Posterior sampling by MCMC

  • In general, if we can evaluate the likelihood \(\mathrm{P}(\mathcal{D}\vert\theta)\) and the prior \(\mathrm{P}(\theta)\) at every possible value of parameter space, we can draw samples from the posterior distribution \(\mathrm{P}(\theta\vert\mathcal{D})\).

  • Let us denote the posterior \(\mathrm{P}(\theta\vert\mathcal{D})\) by \(f(\theta)\).

  • We sample from a symmetric proposal distribution \(Q(\cdot\vert\cdot)\).

  • We start with an initial \(\tilde{\theta}_0\), and sample \(\tilde{\theta} \sim Q(\theta\vert\tilde{\theta}_0)\).

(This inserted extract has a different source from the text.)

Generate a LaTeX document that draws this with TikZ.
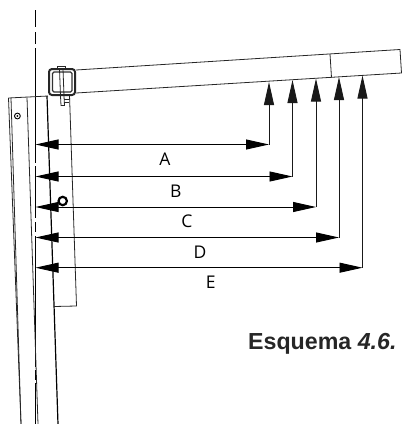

  • We then accept \(\tilde{\theta}\) with probability \[\alpha = \min\left(1.0, \frac{f(\tilde{\theta})}{f(\tilde{\theta}_0)}\right).\]

  • After convergence, the accepted samples are draws from the distribution \(f(\theta)\).

  • For this sampling, the distribution \(f(\theta)\) need be known only up to a proportional constant.